You’ve chosen important topics to address on jumbledbrain, and you write with clarity (and insight, I should add). You may not hear much from me (information overload: emails, twitter, blogs, and life of course) but I will be following. These pieces are worth finding the time to read. I’m glad to have discovered your voice and point of view.
Thank you

Thanks Laurie, I always appreciate anyone who gives their time and energy to to read my work. And thanks for your kind words 🙂

I agree with Laurie. You are a gem! You tell it like it is, explain it calmly and clearly, helping anyone to understand what it’s like. I applaud your efforts. I’m a TBI survivor also. It’s been 31 years! I was 37 years young when I was in a horrible car accident that changed my life from then on. In my younger years I had the energy to counsel, advise and educate survivors and the people in their lives.

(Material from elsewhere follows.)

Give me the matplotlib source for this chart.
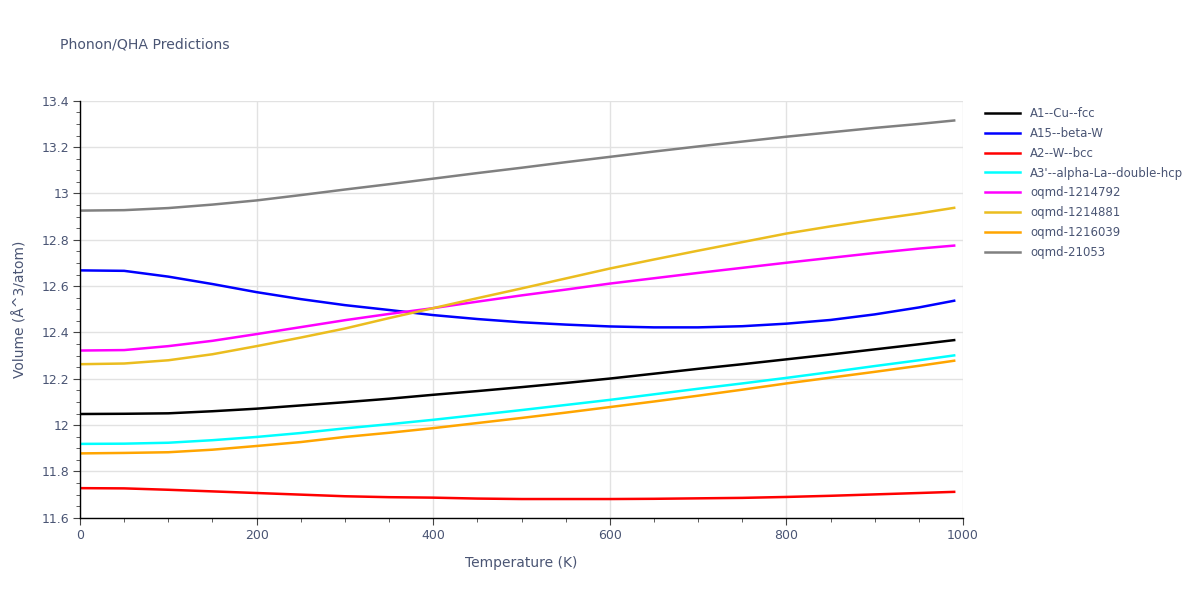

Now I live with too much pain from secondary conditions like fibromyalgia and arthritis to be involved like I wish I could be. When I found your posts on Pinterest, I was thrilled that a fresh voice had emerged to do this work. You are the best thing that has happened to TBI in a very long time even though I know it was the worst thing that could have lappened to you. Be strong! You are helping survivors and those that want to understand immensely! Let me know if there’s anything I can do for you.

Sandy you’re too kind. Of course I feed off the incredible energy I get from all of you too. We all try to find our purpose in life, and hope to make a difference in some way. I commend you for the support you have offered people over the years, and I hope my small contribution fills a little of the gap.